The Biden administration, as well as future administrations, can and must do better. The administration's Conventional Arms Transfer (CAT) policy, released in February of this year, indicates a potential shift in approach:

"[N]o arms transfer will be authorized where the United States assesses that it is more likely than not that the arms to be transferred will be used by the recipient to commit, facilitate the recipients’ commission of, or to aggravate risks that the recipient will commit: genocide; crimes against humanity; grave breaches of the Geneva Conventions of 1949, including attacks intentionally directed against civilian objects or civilians protected as such; or other serious violations of international humanitarian or human rights law, including serious acts of gender‑based violence or serious acts of violence against children."

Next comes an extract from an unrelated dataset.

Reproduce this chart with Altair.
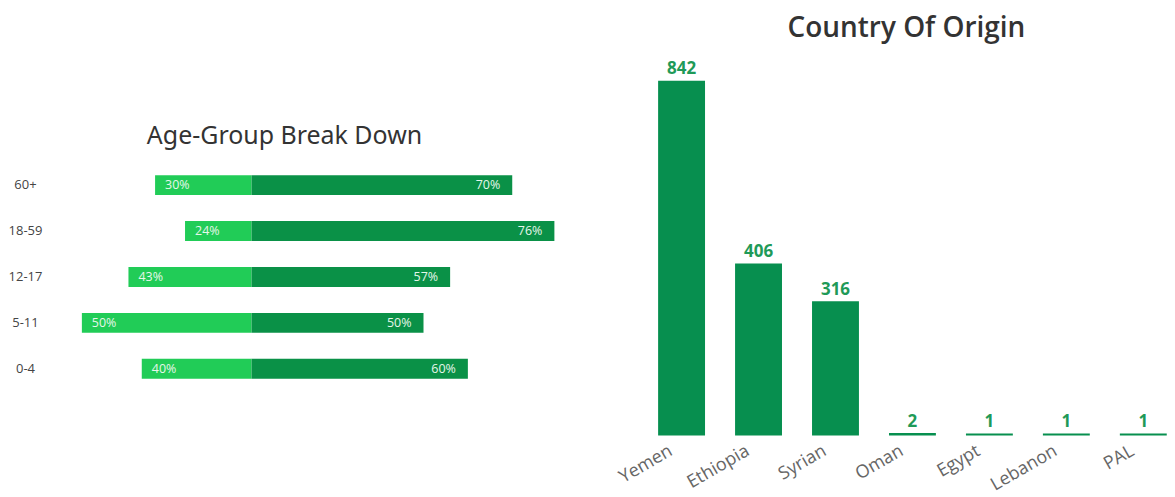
import altair as alt
import pandas as pd

# ---- Age-group break down data ----
age_groups = ["60+", "18-59", "12-17", "5-11", "0-4"]
left_counts = [87, 60, 111, 153, 99]
right_counts = [235, 273, 179, 155, 195]
left_pct = ["30%", "24%", "43%", "50%", "40%"]
right_pct = ["70%", "76%", "57%", "50%", "60%"]

# ---- Country of origin data ----
countries = ["Yemen", "Ethiopia", "Syrian", "Oman", "Egypt", "Lebanon", "PAL"]
country_counts = [842, 406, 316, 2, 1, 1, 1]

LIGHT = "#21CC57"
DARK = "#0A9147"
BAR = "#078F4F"
VAL = "#1F9A58"

age_df = pd.DataFrame({
    "group": age_groups * 2,
    "side": ["L"] * len(age_groups) + ["R"] * len(age_groups),
    "value": [-v for v in left_counts] + right_counts,
    "label": left_pct + right_pct,
})

ybase = alt.Y(
    "group:N",
    sort=age_groups,
    scale=alt.Scale(range=[101, 331], paddingInner=0.565, paddingOuter=0.2825),
    axis=alt.Axis(title=None, domain=False, ticks=False, labelAlign="center",
                  labelPadding=37, labelFontSize=13, labelColor="#444444",
                  labelFont="Open Sans"),
)
xbase = alt.X("value:Q", scale=alt.Scale(domain=[-171, 315]), axis=None)

base_l = alt.Chart(age_df)
bars_l = base_l.mark_bar().encode(
    x=xbase,
    y=ybase,
    color=alt.Color("side:N", scale=alt.Scale(domain=["L", "R"], range=[LIGHT, DARK]), legend=None),
)
txt_left = base_l.transform_filter(alt.datum.side == "L").mark_text(
    align="left", dx=10, fontSize=12.5, color="#E6F7EA", font="Open Sans"
).encode(x=xbase, y=ybase, text="label:N")
txt_right = base_l.transform_filter(alt.datum.side == "R").mark_text(
    align="right", dx=-12, fontSize=12.5, color="#E6F7EA", font="Open Sans"
).encode(x=xbase, y=ybase, text="label:N")

left = alt.layer(bars_l, txt_left, txt_right).properties(
    width=540, height=374,
    title=alt.TitleParams("Age-Group Break Down", fontSize=25, font="Noto Sans",
                          fontWeight="normal", color="#333333", anchor="middle",
                          offset=14, dx=-47, dy=102),
)

country_df = pd.DataFrame({"country": countries, "count": country_counts})
xc = alt.X("country:N", sort=countries,
           scale=alt.Scale(paddingInner=0.41, paddingOuter=0),
           axis=alt.Axis(title=None, labelAngle=-30, labelFontSize=18,
                         labelColor="#666666", labelFont="Open Sans",
                         domain=False, ticks=False, labelPadding=7, labelOffset=-15))
yc = alt.Y("count:Q", scale=alt.Scale(domain=[0, 890]), axis=None)
base_r = alt.Chart(country_df)
bars_r = base_r.mark_bar(color=BAR, stroke=BAR, strokeWidth=1.5).encode(x=xc, y=yc)
vals_r = base_r.mark_text(baseline="bottom", dy=-3, fontSize=17, fontWeight="bold",
                          color=VAL, font="Open Sans").encode(x=xc, y=yc, text="count:Q")
right = alt.layer(bars_r, vals_r).properties(
    width=508, height=374,
    title=alt.TitleParams("Country Of Origin", fontSize=28, font="Open Sans",
                          fontWeight=600, color="#333333", anchor="middle",
                          offset=18, dx=-6),
)

chart = alt.hconcat(left, right, spacing=58, bounds="flush").properties(
    padding={"left": 0, "top": 6, "right": 0, "bottom": 0}
).configure_view(stroke=None)

chart.save("out.html", embed_options={"renderer": "svg", "actions": False})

Just as importantly, the new policy allows for the withdrawal of transfers that have already been approved, under certain circumstances:

"If a transfer had previously been authorized and circumstances have changed in ways that would materially increase the risk of any of the negative consequences listed above, the United States will reassess and, as appropriate, review options for ceasing the transfer of or support for a previous authorization."

If the above-cited policy had been in place — and faithfully implemented — from the outset of the Saudi/UAE intervention in Yemen in 2015, it would have required an end to the supply of U.S. bombs and missiles that were being used in air strikes against civilian targets on a routine basis.

Promoting human rights is not only a moral imperative; it is also a security imperative. Nations that use U.S.-supplied weapons to repress or kill civilians sow instability, prolong conflicts, and create an atmosphere that makes it easier for extremist groups to recruit new converts.

Making U.S. arms and training programs more accountable, and withholding weapons when they are likely to cause harm, should become a foundation of U.S. policy. The revelations by the New York Times and the questions raised by Sens. Warren, Sanders, and Lee indicate how far we have to go to achieve those goals.